In message <Pine.LNX.4.10.9907281413230.19707-100000@anime.net>, Dan Hollis wr ites:
On Wed, 28 Jul 1999, Jeremy Porter wrote:
In message <Pine.LNX.4.10.9907281242140.18497-100000@anime.net>, Dan Hollis wr ites:
Anyone for a weekly 'bogons transit list'? The problem being, that you would need to know where these packets originated, and if you knew that, you could probably get the problem fixed in the first place.
You really think so? Some of us have tried to persuade the 'big names' to filter completely bogus source addresses, and were blown off.
I was talking about the source of the problem. The upstream transit providers that "blew you off" were not the source of the problem.
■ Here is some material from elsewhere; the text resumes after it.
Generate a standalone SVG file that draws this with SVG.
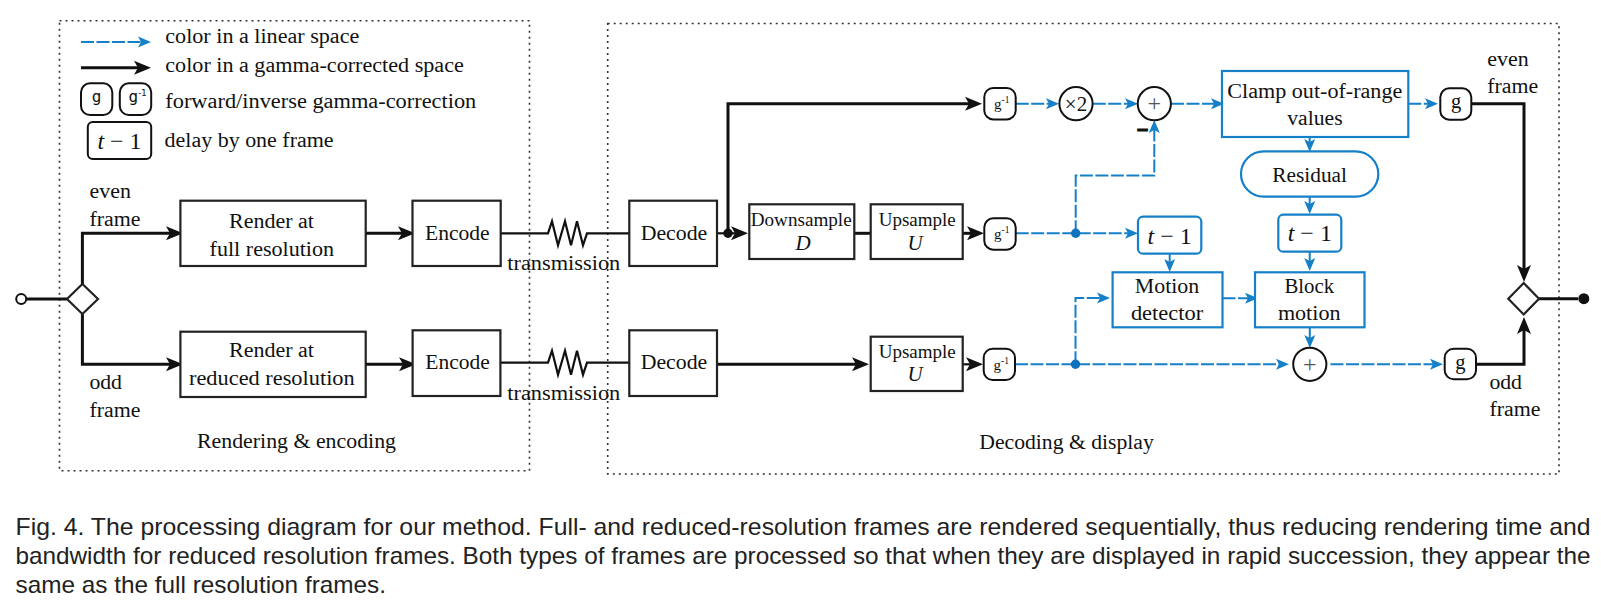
<svg xmlns="http://www.w3.org/2000/svg" width="1601" height="601" viewBox="0 0 1601 601">
<style>
text{font-family:"Liberation Serif",serif;font-size:20.5px;fill:#111}
.m{text-anchor:middle}
.s{font-size:18.5px}
.cap{font-family:"Liberation Sans",sans-serif;font-size:24px;fill:#222}
.b{fill:#fff;stroke:#222;stroke-width:2.2}
.bb{fill:#fff;stroke:#1580c8;stroke-width:2.2}
.bn{fill:#fff;stroke:#111;stroke-width:2}
.k{fill:none;stroke:#111;stroke-width:3}
.kt{fill:none;stroke:#111;stroke-width:2.2}
.c{fill:none;stroke:#1580c8;stroke-width:2;stroke-dasharray:13 2.5}
.cs{fill:none;stroke:#1580c8;stroke-width:2}
.fr{fill:none;stroke:#333;stroke-width:1.6;stroke-dasharray:2 4}
.ka{marker-end:url(#ah)}
.ca{marker-end:url(#bh)}
.math{font-size:24px}
.mu{font-size:21px}
.g1{font-size:15px}
.sup{font-size:9.5px}
.pl{font-size:24px;fill:#555}
</style>
<defs>
<marker id="ah" markerUnits="userSpaceOnUse" markerWidth="20" markerHeight="18" refX="12" refY="7" orient="auto" overflow="visible"><path d="M0,0 L17,7 L0,14 L4,7 Z" fill="#111"/></marker>
<marker id="bh" markerUnits="userSpaceOnUse" markerWidth="16" markerHeight="14" refX="8" refY="5.5" orient="auto" overflow="visible"><path d="M0,0 L13,5.5 L0,11 L3,5.5 Z" fill="#1580c8"/></marker>
</defs>

<g id="frames">
<rect class="fr" x="59.5" y="20.7" width="470" height="450"/>
<rect class="fr" x="607.7" y="23.5" width="951.3" height="450.5"/>
</g>

<g id="connectors">
<path class="c ca" d="M81,42 H146"/>
<path class="k ka" d="M81,67.7 H146"/>
<path class="k" d="M26,299 H67"/>
<path class="k ka" d="M82.4,284 V233.3 H178"/>
<path class="k ka" d="M82.4,314 V364.3 H178"/>
<path class="k ka" d="M365.7,233.3 H410"/>
<path class="k ka" d="M365.7,364.3 H411"/>
<path class="kt" d="M500.7,233.3 H548 L552,221.3 L558,245.3 L565,221.3 L571,245.3 L577,221.3 L583,245.3 L587,233.3 H629.3"/>
<path class="kt" d="M500.4,362.7 H548 L552,350.7 L558,374.7 L565,350.7 L571,374.7 L577,350.7 L583,374.7 L587,362.7 H629.3"/>
<path class="kt" d="M717,233.3 H728"/>
<path class="kt ka" d="M728,233.3 H743"/>
<path class="k ka" d="M728,233.3 V103.7 H977"/>
<path class="k" d="M854.3,233.3 H870.7"/>
<path class="k ka" d="M962.7,233.3 H979"/>
<path class="k ka" d="M717,364.3 H864"/>
<path class="kt ka" d="M962.7,364.3 H978"/>
<path class="c ca" d="M1015.7,103.7 H1054"/>
<path class="c ca" d="M1092.8,103.7 H1133"/>
<path class="c ca" d="M1171,103.7 H1219"/>
<path class="c ca" d="M1408.3,103.7 H1433"/>
<path class="c ca" d="M1015.7,233.3 H1133"/>
<path class="c ca" d="M1075.7,233.3 V175.5 H1154.3 V125"/>
<path class="cs ca" d="M1309.7,137 V147"/>
<path class="cs ca" d="M1309.7,196.7 V209"/>
<path class="cs ca" d="M1309.7,251.7 V266"/>
<path class="cs ca" d="M1169.7,253.7 V267"/>
<path class="c ca" d="M1222.5,298.3 H1253"/>
<path class="cs ca" d="M1309.8,327.3 V343"/>
<path class="c ca" d="M1015,364.3 H1284"/>
<path class="c ca" d="M1330.5,364.3 H1438"/>
<path class="c ca" d="M1075.5,364.3 V298 H1105"/>
<path class="k ka" d="M1471.3,103.7 H1524 V277"/>
<path class="k ka" d="M1476,364.3 H1524 V322"/>
<path class="k" d="M1539,298.7 H1578"/>
</g>

<g id="legend">
<text x="165.3" y="43.3" textLength="194" lengthAdjust="spacingAndGlyphs">color in a linear space</text>
<text x="165.3" y="71.7" textLength="298.5" lengthAdjust="spacingAndGlyphs">color in a gamma-corrected space</text>
<text x="165.3" y="107.7" textLength="311" lengthAdjust="spacingAndGlyphs">forward/inverse gamma-correction</text>
<text x="164.6" y="147" textLength="169" lengthAdjust="spacingAndGlyphs">delay by one frame</text>
<g id="legend-g"><rect class="bn" x="81" y="83.3" width="31.3" height="31.7" rx="9"/><text x="96.6" y="102" class="m" style="font-family:'DejaVu Sans Mono',monospace;font-size:16px">g</text></g>
<g id="legend-g-inv"><rect class="bn" x="119.8" y="83.3" width="31.4" height="31.7" rx="9"/><text x="128.5" y="102" style="font-family:'DejaVu Sans Mono',monospace;font-size:16px">g<tspan dy="-6" style="font-size:8.5px;font-family:'DejaVu Sans',sans-serif">-1</tspan></text></g>
<g id="legend-delay"><rect class="bn" x="87.8" y="122" width="63.4" height="37" rx="5"/><text x="119.5" y="149" class="m math"><tspan font-style="italic">t</tspan> − 1</text></g>
</g>

<g id="start"><circle cx="21.2" cy="299" r="5" fill="#fff" stroke="#111" stroke-width="2"/></g>
<g id="split"><path class="b" d="M82.4,284 L98,299 L82.4,314 L67,299 Z"/></g>
<text x="89.5" y="198" textLength="41.4" lengthAdjust="spacingAndGlyphs">even</text>
<text x="89.5" y="225.5" textLength="51" lengthAdjust="spacingAndGlyphs">frame</text>
<text x="89.4" y="389.3" textLength="32.6" lengthAdjust="spacingAndGlyphs">odd</text>
<text x="89.4" y="416.7" textLength="51" lengthAdjust="spacingAndGlyphs">frame</text>

<g id="render-full"><rect class="b" x="180.4" y="200.7" width="185.3" height="65.3"/><text x="229" y="228" textLength="85" lengthAdjust="spacingAndGlyphs">Render at</text><text x="209.6" y="255.7" textLength="124.5" lengthAdjust="spacingAndGlyphs">full resolution</text></g>
<g id="encode-top"><rect class="b" x="412.5" y="200.7" width="88.2" height="65.3"/><text x="425" y="240" textLength="64.7" lengthAdjust="spacingAndGlyphs">Encode</text></g>
<g id="render-reduced"><rect class="b" x="180.4" y="331.7" width="185.3" height="65.3"/><text x="229" y="357.3" textLength="85" lengthAdjust="spacingAndGlyphs">Render at</text><text x="189" y="384.7" textLength="165.7" lengthAdjust="spacingAndGlyphs">reduced resolution</text></g>
<g id="encode-bottom"><rect class="b" x="412.6" y="330.3" width="87.8" height="65.7"/><text x="425.3" y="369.3" textLength="64.5" lengthAdjust="spacingAndGlyphs">Encode</text></g>
<text x="507.3" y="270" textLength="113" lengthAdjust="spacingAndGlyphs">transmission</text>
<text x="507.3" y="400" textLength="113" lengthAdjust="spacingAndGlyphs">transmission</text>
<text x="197" y="448.3" textLength="199" lengthAdjust="spacingAndGlyphs">Rendering &amp; encoding</text>
<text x="979.3" y="448.5" textLength="174.5" lengthAdjust="spacingAndGlyphs">Decoding &amp; display</text>

<g id="decode-top"><rect class="b" x="629.3" y="200.7" width="87.7" height="65.3"/><text x="640.7" y="240" textLength="66.6" lengthAdjust="spacingAndGlyphs">Decode</text></g>
<g id="decode-bottom"><rect class="b" x="629.3" y="330.3" width="87.7" height="65.7"/><text x="640.7" y="369.3" textLength="66.6" lengthAdjust="spacingAndGlyphs">Decode</text></g>
<g id="junction-black"><circle cx="728" cy="233.3" r="4.7" fill="#111"/></g>
<g id="downsample"><rect class="b" x="749.3" y="204.3" width="105" height="54.7"/><text class="s" x="750.7" y="225.7" textLength="101" lengthAdjust="spacingAndGlyphs">Downsample</text><text class="m mu" x="803" y="250" font-style="italic">D</text></g>
<g id="upsample-top"><rect class="b" x="870.7" y="204.3" width="92" height="54.7"/><text class="s" x="878.7" y="225.7" textLength="77" lengthAdjust="spacingAndGlyphs">Upsample</text><text class="m mu" x="915" y="250" font-style="italic">U</text></g>
<g id="upsample-bottom"><rect class="b" x="870.7" y="336.7" width="92" height="54.3"/><text class="s" x="878.7" y="358.3" textLength="77" lengthAdjust="spacingAndGlyphs">Upsample</text><text class="m mu" x="915" y="381" font-style="italic">U</text></g>

<g id="ginv-top"><rect class="bn" x="984.3" y="88" width="31.4" height="31.4" rx="9"/><text class="g1" x="994" y="109">g<tspan class="sup" dy="-6">-1</tspan></text></g>
<g id="ginv-mid"><rect class="bn" x="984.3" y="218.3" width="31.4" height="31.4" rx="9"/><text class="g1" x="994" y="238.5">g<tspan class="sup" dy="-6">-1</tspan></text></g>
<g id="ginv-bottom"><rect class="bn" x="983.7" y="348.7" width="31.3" height="31.3" rx="9"/><text class="g1" x="993.5" y="369.5">g<tspan class="sup" dy="-6">-1</tspan></text></g>

<g id="times2"><circle class="bn" cx="1076" cy="103.7" r="16.6"/><text class="m" x="1076" y="110.5" style="font-size:21px">×2</text></g>
<g id="plus-top"><circle class="bn" cx="1154.3" cy="103.7" r="16.6"/><text class="m pl" x="1154.3" y="111">+</text></g>
<text x="1137" y="135" stroke="#111" stroke-width="1" style="font-family:'Liberation Sans',sans-serif;font-weight:bold;font-size:20px">–</text>
<g id="clamp"><rect class="bb" x="1222" y="71" width="186.3" height="66"/><text x="1227.3" y="98.3" textLength="175" lengthAdjust="spacingAndGlyphs">Clamp out-of-range</text><text x="1287.3" y="125.3" textLength="55.3" lengthAdjust="spacingAndGlyphs">values</text></g>
<g id="g-top"><rect class="bn" x="1440.3" y="88.3" width="31" height="31.4" rx="9"/><text class="m" x="1456" y="108">g</text></g>
<g id="residual"><rect class="bb" x="1241" y="151.3" width="137.3" height="45.4" rx="22.7"/><text x="1272.3" y="181.7" textLength="74.7" lengthAdjust="spacingAndGlyphs">Residual</text></g>
<g id="delay-left"><rect class="bb" x="1138" y="216.7" width="63.3" height="37" rx="5"/><text class="m math" x="1169.7" y="243.5"><tspan font-style="italic">t</tspan> − 1</text></g>
<g id="delay-right"><rect class="bb" x="1278.3" y="214.7" width="63" height="37" rx="5"/><text class="m math" x="1309.8" y="241"><tspan font-style="italic">t</tspan> − 1</text></g>
<g id="junction-blue-1"><circle cx="1075.7" cy="233.3" r="4.7" fill="#0f72bd"/></g>
<g id="junction-blue-2"><circle cx="1075.5" cy="364.3" r="4.7" fill="#0f72bd"/></g>
<g id="motion"><rect class="bb" x="1112.6" y="272.3" width="109.9" height="55"/><text x="1134.8" y="293.3" textLength="64.4" lengthAdjust="spacingAndGlyphs">Motion</text><text x="1130.9" y="320.3" textLength="72.3" lengthAdjust="spacingAndGlyphs">detector</text></g>
<g id="block"><rect class="bb" x="1255" y="272.3" width="109.5" height="55"/><text x="1284.4" y="293.3" textLength="49.7" lengthAdjust="spacingAndGlyphs">Block</text><text x="1277.9" y="320.3" textLength="62.6" lengthAdjust="spacingAndGlyphs">motion</text></g>
<g id="plus-bottom"><circle class="bn" cx="1309.8" cy="364.3" r="16.6"/><text class="m pl" x="1309.8" y="371.5">+</text></g>
<g id="g-bottom"><rect class="bn" x="1444.7" y="348.7" width="31.3" height="30.6" rx="9"/><text class="m" x="1460.3" y="368.5">g</text></g>
<g id="merge"><path class="b" d="M1523.7,283 L1539,298.7 L1523.7,314.4 L1508.3,298.7 Z"/></g>
<g id="end"><circle cx="1583.8" cy="298.7" r="5.5" fill="#111"/></g>
<text x="1487.3" y="66" textLength="41.4" lengthAdjust="spacingAndGlyphs">even</text>
<text x="1487.3" y="93.3" textLength="51" lengthAdjust="spacingAndGlyphs">frame</text>
<text x="1489.4" y="389" textLength="32.6" lengthAdjust="spacingAndGlyphs">odd</text>
<text x="1489.4" y="416" textLength="51" lengthAdjust="spacingAndGlyphs">frame</text>

<g id="caption">
<text class="cap" x="15.5" y="535" textLength="1575" lengthAdjust="spacingAndGlyphs">Fig. 4. The processing diagram for our method. Full- and reduced-resolution frames are rendered sequentially, thus reducing rendering time and</text>
<text class="cap" x="15.5" y="564" textLength="1575" lengthAdjust="spacingAndGlyphs">bandwidth for reduced resolution frames. Both types of frames are processed so that when they are displayed in rapid succession, they appear the</text>
<text class="cap" x="15.5" y="593" textLength="370.5" lengthAdjust="spacingAndGlyphs">same as the full resolution frames.</text>
</g>
</svg>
They only contributed to it.
Lack of a soci-technological solution for interprovider backtracing limits the utility of this, and since you can't really pin point the 10 ten bogon transit providers you don't have much ability to shame people into fixing their stuff.
You can at least conclusively show who is transporting the invalid-source-address-packets to the endpoint. That is, conclusively show that the next-to-last-hop isnt properly filtering.
But that doesn't really do any good. They have valid reasons for not running IP verify unicast reverse path on their backbone routers due to asymetric routing. Maybe we should ask Cisco for a "no ip bogons" command. If we start now it might be ready for release 13.0 of IOS. Its doesn't scale for transit providers to filter, the only solution is to filter at the source, which is not feasable with your suggestions, as the source has not been identified. Yes it would be good to filter. Maybe it should even be a BCP. Maybe the next router requirements should require routers to filter bogons at wire rate. Interprovider cooperation to track and filter the packets is the correct solution, however difficult it might be.